I opened a cash ISA back in september with the maximum allowance in it. I also have an S&S ISA short of 2K to use the full allowance for this year. And I have some money on my regular saving account which I was thinking to use to top up both ISAs to their full allowance next month. This was before I saw and ad suggesting that I could be missing out if I didn't max out the S&S ISA now. Is there a real difference between these two scenarios:
- Add the missing 2K to the S&S ISA now, 3K next month, and standing orders till it is maxed out
- Max out both accounts next month.

Sorry if this sounds silly, but I am struggling to understand the difference it could make as I will not be paying any tax whether I transfer now or in 2 weeks (this might be where I am wrong).

While I am there, I would like to know your preference between Cash and S&S. S&S seems more volatile, but gave a good return over the year, so I am considering putting everything in an S&S. I do not expect to use this account for at least the next 2/3 years so it might be a good bet.

++

Nuriel

Comments

  • kingmonkey
    kingmonkey Posts: 846 Forumite
    Part of the Furniture Combo Breaker
    This is a difficult question to answer really as it depends on your circumstances and your goal.

    Its my opinion that 2/3 years maybe to short term to risk in shares and bonds, but your risk tolerance maybe different.
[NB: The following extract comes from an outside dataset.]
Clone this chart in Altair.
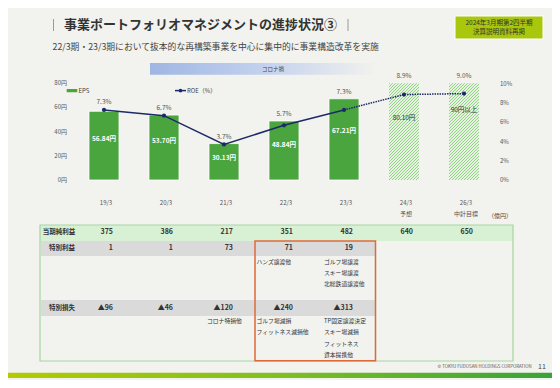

    If you dont use the £2000 this year you basically just lose out on this year's tax free allowance. Depends how much this is worth to you, and seeing as it will be put into shares for 2-3 years it would be difficult to work out how much you would save in tax. I suspect it would be very little if anything at all as you would really only be saving on the capital gain tax.
  • tofu
    tofu Posts: 27 Forumite
    Ask yourself whether you are likely to use up or exceed next year's allowance. If yes, it would be a good idea to use up this year's allowance fully, by paying in before April 5th. If you plan to stay below the limit next year anyway, it does not make a difference.
  • SG27
    SG27 Posts: 2,773 Forumite
    Fill them up as soon as possible. If the money is currently sitting in another account then you are paying tax that you don't need to.
  • Lokolo_2
    Lokolo_2 Posts: 1,016 Forumite
    Part of the Furniture 500 Posts Name Dropper
    SG27 wrote: »
    Fill them up as soon as possible. If the money is currently sitting in another account then you are paying tax that you don't need to.
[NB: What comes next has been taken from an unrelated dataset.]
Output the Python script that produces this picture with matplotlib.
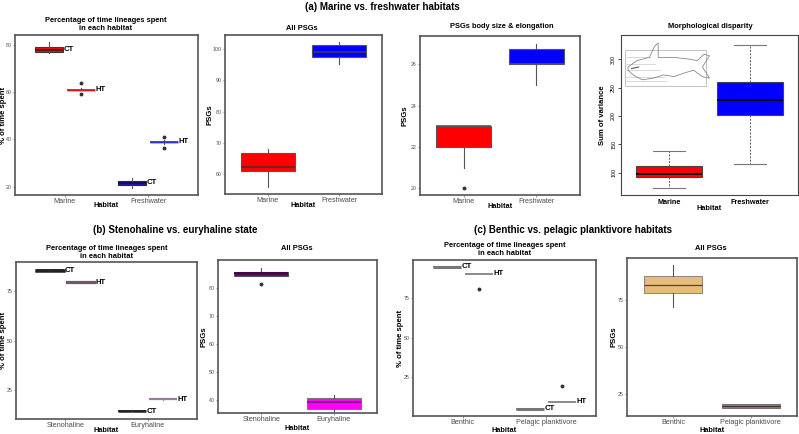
import matplotlib
matplotlib.use('Agg')
import matplotlib.pyplot as plt
from matplotlib.patches import Rectangle, Polygon

plt.rcParams['font.family'] = ['Liberation Sans', 'DejaVu Sans']

# ---------------- data ----------------
# five-number summaries: [lower whisker, Q1, median, Q3, upper whisker]
cats_a = ['Marine', 'Freshwater']
a_time_CT = [[76.5, 77.2, 78.0, 79.0, 81.3], [19.3, 20.8, 21.7, 22.5, 23.5]]
a_time_CT_out = [[], []]
a_time_HT = [[60.3, 60.6, 61.0, 61.3, 61.7], [38.2, 38.5, 39.0, 39.3, 39.7]]
a_time_HT_out = [[64.1, 59.3], [41.1, 36.3]]
a_psg_all = [[55.8, 61.05, 62.4, 66.7, 68.1], [95.1, 97.4, 99.2, 101.2, 102.2]]
a_psg_body = [[21.0, 22.0, 23.0, 23.0, 23.0], [25.0, 26.0, 26.0, 26.75, 27.0]]
a_psg_body_out = [[20.0], []]
a_disparity = [[72.4, 93.0, 97.6, 112.3, 137.7], [115.0, 201.0, 229.0, 260.0, 324.7]]

cats_b = ['Stenohaline', 'Euryhaline']
b_time_CT = [[85.3, 85.6, 85.8, 86.0, 86.3], [13.9, 14.0, 14.2, 14.4, 14.5]]
b_time_HT = [[79.3, 79.5, 79.6, 79.8, 79.9], [20.0, 20.2, 20.3, 20.5, 20.6]]
b_psg_all = [[84.2, 84.2, 85.2, 85.7, 86.9], [36.2, 37.0, 39.3, 41.0, 41.9]]
b_psg_all_out = [[81.2], []]

cats_c = ['Benthic', 'Pelagic planktivore']
c_time_CT = [[94.8, 94.7, 94.8, 94.9, 94.8], [5.0, 4.9, 5.0, 5.1, 5.0]]
c_time_HT = [[90.4, 90.35, 90.4, 90.45, 90.4], [9.4, 9.35, 9.4, 9.45, 9.4]]
c_time_HT_out = [[80.7], [19.5]]
c_psg_all = [[71.3, 79.0, 83.4, 87.9, 94.2], [17.1, 17.1, 18.4, 19.6, 19.6]]

series_labels = ['CT', 'HT']

# ---------------- figure ----------------
W, H = 799, 434
fig = plt.figure(figsize=(W / 100, H / 100), dpi=100)

XT = 5.2      # x tick label size
YT = 3.8      # y tick label size
LAB = 5.3     # axis label size
TT = 5.4      # panel title size
SUP = 7.0     # group title size
TAG = 5.6     # CT / HT tag size


def ax_px(rect):
    l, t, r, b = rect
    return fig.add_axes([l / W, 1 - b / H, (r - l) / W, (b - t) / H])


def ftext(x, y, s, **kw):
    fig.text(x / W, 1 - y / H, s, ha='center', va='center', **kw)


def place_labels(ax, rect, xlab_y, ylab_x):
    l, t, r, b = rect
    ax.xaxis.set_label_coords(0.5, (b - xlab_y) / (b - t))
    ax.xaxis.label.set_va('center')
    ax.yaxis.set_label_coords((ylab_x - l) / (r - l), 0.5)
    ax.yaxis.label.set_va('center')


def to_stats(summ, outs=None):
    res = []
    for i, s in enumerate(summ):
        res.append(dict(whislo=s[0], q1=s[1], med=s[2], q3=s[3], whishi=s[4],
                        fliers=(outs[i] if outs else [])))
    return res


def gg_box(ax, summ, outs, positions, width, faces, edges, meds, lw=0.8,
           whis_color='#555555', whis_lw=0.8, med_lw=1.2):
    b = ax.bxp(to_stats(summ, outs), positions=positions, widths=width,
               patch_artist=True, showcaps=False,
               boxprops=dict(linewidth=lw),
               medianprops=dict(linewidth=med_lw),
               whiskerprops=dict(color=whis_color, linewidth=whis_lw),
               flierprops=dict(marker='o', markersize=1.8, markerfacecolor='#333333',
                               markeredgecolor='#333333', linestyle='none'),
               manage_ticks=False, zorder=3)
    for i, p in enumerate(b['boxes']):
        p.set_facecolor(faces[i])
        p.set_edgecolor(edges[i])
    for i, m in enumerate(b['medians']):
        m.set_color(meds[i])
    return b


def gg_style(ax, rect, ylim, yticks, cats, ylabel, xlab_y, ylab_x):
    ax.set_xlim(0.4, 2.6)
    ax.set_ylim(*ylim)
    ax.set_xticks([1, 2])
    ax.set_xticklabels(cats, fontsize=XT, color='#4d4d4d')
    ax.set_yticks(yticks)
    ax.tick_params(axis='y', labelsize=YT, labelcolor='#4d4d4d', length=1.5,
                   width=0.5, color='#666666', pad=0.8)
    ax.tick_params(axis='x', length=1.5, width=0.5, color='#666666', pad=0.6)
    for sp in ax.spines.values():
        sp.set_color('#555555')
        sp.set_linewidth(1.2)
    ax.set_xlabel('Habitat', fontsize=LAB, fontweight='bold')
    ax.set_ylabel(ylabel, fontsize=LAB + 0.3, fontweight='bold')
    place_labels(ax, rect, xlab_y, ylab_x)


def dodge_panel(ax, ct, ct_out, ht, ht_out, ct_face, ct_edge, ht_face, ht_edge,
                ct_lw=0.8, ht_lw=0.8, whis_color='#555555', ct_med=None, ht_med=None):
    off, w = 0.19, 0.34
    pos_ct = [i + 1 - off for i in range(len(ct))]
    pos_ht = [i + 1 + off for i in range(len(ht))]
    gg_box(ax, ct, ct_out, pos_ct, w, ct_face, ct_edge, ct_med or ct_edge, lw=ct_lw,
           whis_color=whis_color)
    gg_box(ax, ht, ht_out, pos_ht, w, ht_face, ht_edge, ht_med or ht_edge, lw=ht_lw,
           whis_color=whis_color)
    for p, s in zip(pos_ct, ct):
        ax.text(p + w / 2 + 0.005, s[2], series_labels[0], fontsize=TAG,
                fontweight='bold', va='center', ha='left', zorder=4)
    for p, s in zip(pos_ht, ht):
        ax.text(p + w / 2 + 0.005, s[2], series_labels[1], fontsize=TAG,
                fontweight='bold', va='center', ha='left', zorder=4)


# ---------- group titles ----------
ftext(382, 7, '(a) Marine vs. freshwater habitats', fontsize=SUP, fontweight='bold')
ftext(175, 230, '(b) Stenohaline vs. euryhaline state', fontsize=SUP, fontweight='bold')
ftext(573, 230, '(c) Benthic vs. pelagic planktivore habitats', fontsize=SUP, fontweight='bold')

title_kw = dict(fontsize=TT, fontweight='bold', linespacing=1.2)
time_title = 'Percentage of time lineages spent\nin each habitat'

# ---------- a1 ----------
r = (15, 35, 198, 195)
ax = ax_px(r)
dodge_panel(ax, a_time_CT, a_time_CT_out, a_time_HT, a_time_HT_out,
            ['#e01010', '#1a1aa6'], ['#3a3a3a', '#2a2a2a'],
            ['#e82828', '#4040e0'], ['#c8c8c8', '#b8b8d8'],
            ct_lw=0.8, ht_lw=0.5, ct_med=['#5a1010', '#10104a'],
            ht_med=['#d01818', '#3030c8'])
gg_style(ax, r, (16.5, 84.2), [20, 40, 60, 80], cats_a, '% of time spent', 205.5, 3.5)
ftext(106, 24.5, time_title, **title_kw)

# ---------- a2 ----------
r = (225, 35, 382, 194)
ax = ax_px(r)
gg_box(ax, a_psg_all, None, [1, 2], 0.75, ['#ff0000', '#0000ff'],
       ['#555555', '#555555'], ['#5a2a2a', '#3a3a5a'])
gg_style(ax, r, (53.6, 104.5), [60, 70, 80, 90, 100], cats_a, 'PSGs', 205.5, 210)
ftext(302, 28, 'All PSGs', **title_kw)

# ---------- a3 ----------
r = (420, 36, 580, 195)
ax = ax_px(r)
gg_box(ax, a_psg_body, a_psg_body_out, [1, 2], 0.75, ['#ff0000', '#0000ff'],
       ['#555555', '#555555'], ['#555555', '#555555'])
gg_style(ax, r, (19.68, 27.37), [20, 22, 24, 26], cats_a, 'PSGs', 206, 405)
ftext(502, 26, 'PSGs body size & elongation', **title_kw)

# ---------- a4 (base-R style) ----------
r = (621, 35, 798, 195)
ax = ax_px(r)
b = ax.bxp(to_stats(a_disparity), positions=[1, 2], widths=0.81,
           patch_artist=True, showcaps=True,
           boxprops=dict(linewidth=0.8, edgecolor='#444444'),
           medianprops=dict(color='black', linewidth=1.3),
           whiskerprops=dict(color='#555555', linewidth=0.7, linestyle=(0, (2, 1.5))),
           capprops=dict(color='#777777', linewidth=0.8),
           capwidths=0.4, manage_ticks=False, zorder=3)
for p, c in zip(b['boxes'], ['#ff0000', '#0000ff']):
    p.set_facecolor(c)
ax.set_xlim(0.41, 2.59)
ax.set_ylim(60.7, 342.9)
ax.set_xticks([1, 2])
ax.set_xticklabels(cats_a, fontsize=XT, fontweight='bold')
ax.set_yticks([100, 150, 200, 250, 300])
ax.set_yticklabels(['100', '150', '200', '250', '300'], rotation=90, va='center')
ax.tick_params(axis='y', labelsize=YT, length=2.5, width=0.5, pad=1)
ax.tick_params(axis='x', length=0, pad=3)
for sp in ax.spines.values():
    sp.set_color('#444444')
    sp.set_linewidth(0.8)
ax.set_xlabel('Habitat', fontsize=LAB, fontweight='bold')
ax.set_ylabel('Sum of variance', fontsize=LAB + 0.3, fontweight='bold')
place_labels(ax, r, 208.5, 603)
ftext(710, 26, 'Morphological disparity', **title_kw)
# decorative fish sketch (inset illustration)
tr = ax.transAxes
ax.add_patch(Rectangle((0.023, 0.68), 0.46, 0.225, transform=tr, fill=False,
                       edgecolor='#aaaaaa', lw=0.5, zorder=2))
for yy in (0.86, 0.82, 0.78, 0.74, 0.71):
    ax.plot([0.03, 0.17 + (0.86 - yy) * 0.6], [yy, yy], transform=tr,
            color='#bbbbbb', lw=0.4, zorder=2)
fish = [(0.04, 0.80), (0.09, 0.84), (0.16, 0.86), (0.19, 0.93), (0.21, 0.95),
        (0.21, 0.86), (0.30, 0.86), (0.38, 0.85), (0.43, 0.84), (0.47, 0.88),
        (0.50, 0.87), (0.46, 0.80), (0.50, 0.73), (0.46, 0.74), (0.41, 0.78),
        (0.35, 0.76), (0.30, 0.74), (0.24, 0.75), (0.18, 0.73), (0.12, 0.72),
        (0.07, 0.75), (0.04, 0.78)]
ax.add_patch(Polygon(fish, closed=True, transform=tr, fill=False,
                     edgecolor='#888888', lw=0.6, zorder=2))
ax.plot([0.06, 0.10], [0.79, 0.80], transform=tr, color='#555555', lw=0.8, zorder=2)

# ---------- b1 ----------
r = (16, 262, 197, 419)
ax = ax_px(r)
dodge_panel(ax, b_time_CT, None, b_time_HT, None,
            ['#222222', '#222222'], ['#222222', '#222222'],
            ['#6a5a6a', '#9a7a9a'], ['#6a5a6a', '#9a7a9a'],
            ct_lw=1.8, ht_lw=1.6, whis_color='#888888')
gg_style(ax, r, (10.15, 90.0), [25, 50, 75], cats_b, '% of time spent', 431, 4)
ftext(107, 252.5, time_title, **title_kw)

# ---------- b2 ----------
r = (218, 260, 377, 413)
ax = ax_px(r)
gg_box(ax, b_psg_all, b_psg_all_out, [1, 2], 0.75, ['#5e0a5e', '#ff00ff'],
       ['#555555', '#777777'], ['#3a003a', '#7a107a'])
gg_style(ax, r, (35.5, 89.9), [40, 50, 60, 70, 80], cats_b, 'PSGs', 429, 204.5)
ftext(297, 248, 'All PSGs', **title_kw)

# ---------- c1 ----------
r = (413, 260, 596, 416)
ax = ax_px(r)
dodge_panel(ax, c_time_CT, None, c_time_HT, c_time_HT_out,
            ['#777777', '#777777'], ['#777777', '#777777'],
            ['#8a8a8a', '#8a8a8a'], ['#8a8a8a', '#8a8a8a'],
            ct_lw=2.2, ht_lw=1.1, whis_color='#888888')
gg_style(ax, r, (0.5, 99.2), [25, 50, 75], cats_c, '% of time spent', 431, 400.5)
ftext(505, 249.5, time_title, **title_kw)

# ---------- c2 ----------
r = (627, 258, 797, 416)
ax = ax_px(r)
gg_box(ax, c_psg_all, None, [1, 2], 0.75, ['#e6bd78', '#d06a6a'],
       ['#777777', '#606060'], ['#444444', '#4a2a2a'], lw=0.6, med_lw=0.9)
gg_style(ax, r, (13.0, 97.8), [25, 50, 75], cats_c, 'PSGs', 430, 614)
ftext(711, 249, 'All PSGs', **title_kw)

fig.savefig('out.png', dpi=100)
    Or it might also be earning a rubbish rate. All the more reason to put money into ISA's as soon as you can to Max out the tax-free interest :j
  • jimjames
    jimjames Posts: 19,246 Forumite
    Part of the Furniture 10,000 Posts Photogenic Name Dropper
    SG27 wrote: »
    Fill them up as soon as possible. If the money is currently sitting in another account then you are paying tax that you don't need to.
    Definitely.
    ISA allowances are a use it or lose it allowance. If you miss this years allowance you can't use it in future.
    Remember the saying: if it looks too good to be true it almost certainly is.
  • nuriel
    nuriel Posts: 24 Forumite
    Tenth Anniversary Combo Breaker
    Thanks for your answer guys. I think I'm going to use the full allowance for this year and keep my standing orders for next year then.
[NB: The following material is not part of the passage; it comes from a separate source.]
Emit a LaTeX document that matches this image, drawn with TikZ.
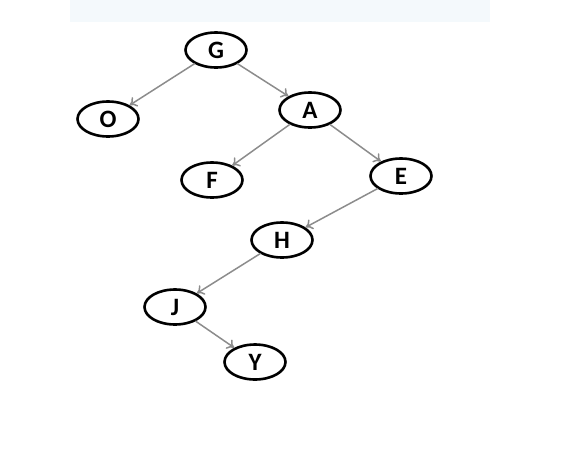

    @Kingmonkey: If 2/3 years is a short term investment, how long would you recommend before accessing your savings while investing in an S&S ? Maybe I got it wrong from the beginning and ISA is not the right vehicule since I am planning to use this money by 2015... Pretty sure it is not a bad choice but feel free to extend a bit on that.

    ++

    Nuriel
  • Porcupine
    Porcupine Posts: 682 Forumite
    Don't forget, you can put money in the S&S ISA but don't have to buy investments with it straightaway. You can leave it there as cash (won't be earning much interest though) until you decide what to buy with it.

    There's no hard and fast rule against investing for less than 5 years, but it just increases the risk of losing if you need to take the money out soon. For example, the most recent FTSE100 peak was in July 2007, when it was 6700. It's now 5800. If you'd bought the FTSE in 2007 and were forced to sell today, it would have lost money. The previous time it was 6700 was in August 2000 - so you'd have to have waited 7 years to break even (and lost money if you waited any longer).

    OTOH if you bought the FTSE in March 2009 when it was 3500 and sold today you'd make a 66% profit. However that only matters if you're forced to sell on a particular date. If not, you can always hang on a bit and see if it'll recover. For example, if you bought in Sep 2008 at 5400 before the Lehman Bros fall you would have had to wait until Jan 2010 for it to recover (ie make no loss but no profit either). For any randomly selected starting point, the longer you leave it in the market, the greater the chance of recovering from any falls.

    This is just an example: if you did track the FTSE100 you'd get dividends too. And you can improve your chances a bit by paying just a little notice to the news (eg selling when you heard about this 'credit crunch' thing).